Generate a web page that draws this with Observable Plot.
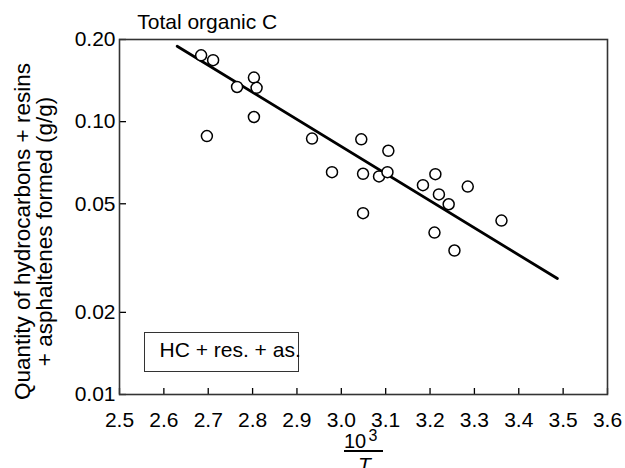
<!DOCTYPE html>
<html><head><meta charset="utf-8">
<script src="https://cdn.jsdelivr.net/npm/d3@7"></script>
<script src="https://cdn.jsdelivr.net/npm/@observablehq/plot@0.6"></script>
<style>
body{margin:0;background:#fff;}
#wrap{position:relative;width:625px;height:468px;overflow:hidden;font-family:"Liberation Sans",Arial,Helvetica,sans-serif;color:#000;background:#fff;}
.abs{position:absolute;line-height:1;white-space:nowrap;}
</style></head><body><div id="wrap"></div>
<script>
// Data
const xValues = [2.684, 2.711, 2.765, 2.803, 2.809, 2.803, 2.697,
                 2.934, 3.045, 3.106, 2.979, 3.049, 3.085, 3.104, 3.049,
                 3.212, 3.184, 3.285, 3.220, 3.242, 3.361, 3.210, 3.255];
const yValues = [0.175, 0.168, 0.134, 0.145, 0.133, 0.104, 0.0885,
                 0.0867, 0.0861, 0.0782, 0.0653, 0.0644, 0.0630, 0.0653, 0.0462,
                 0.0642, 0.0585, 0.0578, 0.0541, 0.0498, 0.0434, 0.0392, 0.0337];
const fitX = [2.63, 3.487];
const fitY = [0.189, 0.0266];
const xTicks = [2.5, 2.6, 2.7, 2.8, 2.9, 3.0, 3.1, 3.2, 3.3, 3.4, 3.5, 3.6];
const yTicks = [0.01, 0.02, 0.05, 0.10, 0.20];
const titleText = "Total organic C";
const yLabel = "Quantity of hydrocarbons + resins\n+ asphaltenes formed (g/g)";
const legendLabel = "HC + res. + as.";

const points = xValues.map((x, i) => ({x, y: yValues[i]}));
const fit = fitX.map((x, i) => ({x, y: fitY[i]}));
const FONT = '"Liberation Sans", Arial, Helvetica, sans-serif';

const chart = Plot.plot({
  width: 625, height: 468,
  marginLeft: 119, marginRight: 18, marginTop: 39, marginBottom: 74,
  style: {fontFamily: FONT, fontSize: "21px", color: "#000", background: "#fff", overflow: "visible"},
  x: {domain: [2.5, 3.6]},
  y: {type: "log", domain: [0.01, 0.2]},
  marks: [
    Plot.axisX({ticks: xTicks, tickSize: -6, tickPadding: 23.5, tickFormat: d3.format(".1f"), label: null, strokeWidth: 1.3}),
    Plot.axisY({ticks: yTicks, tickSize: -7, tickPadding: 11, tickFormat: d3.format(".2f"), label: null, strokeWidth: 1.3}),
    Plot.frame({stroke: "#333", strokeWidth: 1.6}),
    Plot.line(fit, {x: "x", y: "y", stroke: "#000", strokeWidth: 2.8}),
    Plot.dot(points, {x: "x", y: "y", r: 5.5, stroke: "#000", fill: "#fff", strokeWidth: 1.5}),
    Plot.text([yLabel], {frameAnchor: "left", text: d => d, rotate: -90, dx: -86, dy: 14.5, fontSize: 22.5, lineHeight: 0.98, textAnchor: "middle", lineAnchor: "middle"}),
    Plot.text([titleText], {frameAnchor: "top-left", text: d => d, dx: 17.7, dy: -10.7, textAnchor: "start", lineAnchor: "bottom", fontSize: 21})
  ]
});

const wrap = document.getElementById("wrap");
wrap.appendChild(chart);

// Legend box
const box = document.createElement("div");
box.className = "abs";
box.style.cssText = "left:144px;top:332px;width:155px;height:39.5px;border:1.5px solid #333;box-sizing:border-box;background:#fff;";
const lt = document.createElement("span");
lt.className = "abs";
lt.style.cssText = "left:14.5px;top:6.4px;font-size:21px;";
lt.textContent = legendLabel;
box.appendChild(lt);
wrap.appendChild(box);

// X label: 10^3 / T
const num = document.createElement("span");
num.className = "abs";
num.style.cssText = "left:344px;top:430.5px;font-size:20px;";
num.textContent = "10";
wrap.appendChild(num);
const sup = document.createElement("span");
sup.className = "abs";
sup.style.cssText = "left:368.5px;top:430px;font-size:16px;line-height:0.8;";
sup.textContent = "3";
wrap.appendChild(sup);
const bar = document.createElement("div");
bar.className = "abs";
bar.style.cssText = "left:344px;top:450.3px;width:39px;height:1.5px;background:#000;";
wrap.appendChild(bar);
const den = document.createElement("span");
den.className = "abs";
den.style.cssText = "left:358px;top:453.5px;font-size:21px;font-style:italic;";
den.textContent = "T";
wrap.appendChild(den);
</script></body></html>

----------

* **Exercise**
Reproduce the full listing above verbatim, with no pictures included.

* **Exercise output**
Generate a web page that draws this with Observable Plot.
<!DOCTYPE html>
<html><head><meta charset="utf-8">
<script src="https://cdn.jsdelivr.net/npm/d3@7"></script>
<script src="https://cdn.jsdelivr.net/npm/@observablehq/plot@0.6"></script>
<style>
body{margin:0;background:#fff;}
#wrap{position:relative;width:625px;height:468px;overflow:hidden;font-family:"Liberation Sans",Arial,Helvetica,sans-serif;color:#000;background:#fff;}
.abs{position:absolute;line-height:1;white-space:nowrap;}
</style></head><body><div id="wrap"></div>
<script>
// Data
const xValues = [2.684, 2.711, 2.765, 2.803, 2.809, 2.803, 2.697,
                 2.934, 3.045, 3.106, 2.979, 3.049, 3.085, 3.104, 3.049,
                 3.212, 3.184, 3.285, 3.220, 3.242, 3.361, 3.210, 3.255];
const yValues = [0.175, 0.168, 0.134, 0.145, 0.133, 0.104, 0.0885,
                 0.0867, 0.0861, 0.0782, 0.0653, 0.0644, 0.0630, 0.0653, 0.0462,
                 0.0642, 0.0585, 0.0578, 0.0541, 0.0498, 0.0434, 0.0392, 0.0337];
const fitX = [2.63, 3.487];
const fitY = [0.189, 0.0266];
const xTicks = [2.5, 2.6, 2.7, 2.8, 2.9, 3.0, 3.1, 3.2, 3.3, 3.4, 3.5, 3.6];
const yTicks = [0.01, 0.02, 0.05, 0.10, 0.20];
const titleText = "Total organic C";
const yLabel = "Quantity of hydrocarbons + resins\n+ asphaltenes formed (g/g)";
const legendLabel = "HC + res. + as.";

const points = xValues.map((x, i) => ({x, y: yValues[i]}));
const fit = fitX.map((x, i) => ({x, y: fitY[i]}));
const FONT = '"Liberation Sans", Arial, Helvetica, sans-serif';

const chart = Plot.plot({
  width: 625, height: 468,
  marginLeft: 119, marginRight: 18, marginTop: 39, marginBottom: 74,
  style: {fontFamily: FONT, fontSize: "21px", color: "#000", background: "#fff", overflow: "visible"},
  x: {domain: [2.5, 3.6]},
  y: {type: "log", domain: [0.01, 0.2]},
  marks: [
    Plot.axisX({ticks: xTicks, tickSize: -6, tickPadding: 23.5, tickFormat: d3.format(".1f"), label: null, strokeWidth: 1.3}),
    Plot.axisY({ticks: yTicks, tickSize: -7, tickPadding: 11, tickFormat: d3.format(".2f"), label: null, strokeWidth: 1.3}),
    Plot.frame({stroke: "#333", strokeWidth: 1.6}),
    Plot.line(fit, {x: "x", y: "y", stroke: "#000", strokeWidth: 2.8}),
    Plot.dot(points, {x: "x", y: "y", r: 5.5, stroke: "#000", fill: "#fff", strokeWidth: 1.5}),
    Plot.text([yLabel], {frameAnchor: "left", text: d => d, rotate: -90, dx: -86, dy: 14.5, fontSize: 22.5, lineHeight: 0.98, textAnchor: "middle", lineAnchor: "middle"}),
    Plot.text([titleText], {frameAnchor: "top-left", text: d => d, dx: 17.7, dy: -10.7, textAnchor: "start", lineAnchor: "bottom", fontSize: 21})
  ]
});

const wrap = document.getElementById("wrap");
wrap.appendChild(chart);

// Legend box
const box = document.createElement("div");
box.className = "abs";
box.style.cssText = "left:144px;top:332px;width:155px;height:39.5px;border:1.5px solid #333;box-sizing:border-box;background:#fff;";
const lt = document.createElement("span");
lt.className = "abs";
lt.style.cssText = "left:14.5px;top:6.4px;font-size:21px;";
lt.textContent = legendLabel;
box.appendChild(lt);
wrap.appendChild(box);

// X label: 10^3 / T
const num = document.createElement("span");
num.className = "abs";
num.style.cssText = "left:344px;top:430.5px;font-size:20px;";
num.textContent = "10";
wrap.appendChild(num);
const sup = document.createElement("span");
sup.className = "abs";
sup.style.cssText = "left:368.5px;top:430px;font-size:16px;line-height:0.8;";
sup.textContent = "3";
wrap.appendChild(sup);
const bar = document.createElement("div");
bar.className = "abs";
bar.style.cssText = "left:344px;top:450.3px;width:39px;height:1.5px;background:#000;";
wrap.appendChild(bar);
const den = document.createElement("span");
den.className = "abs";
den.style.cssText = "left:358px;top:453.5px;font-size:21px;font-style:italic;";
den.textContent = "T";
wrap.appendChild(den);
</script></body></html>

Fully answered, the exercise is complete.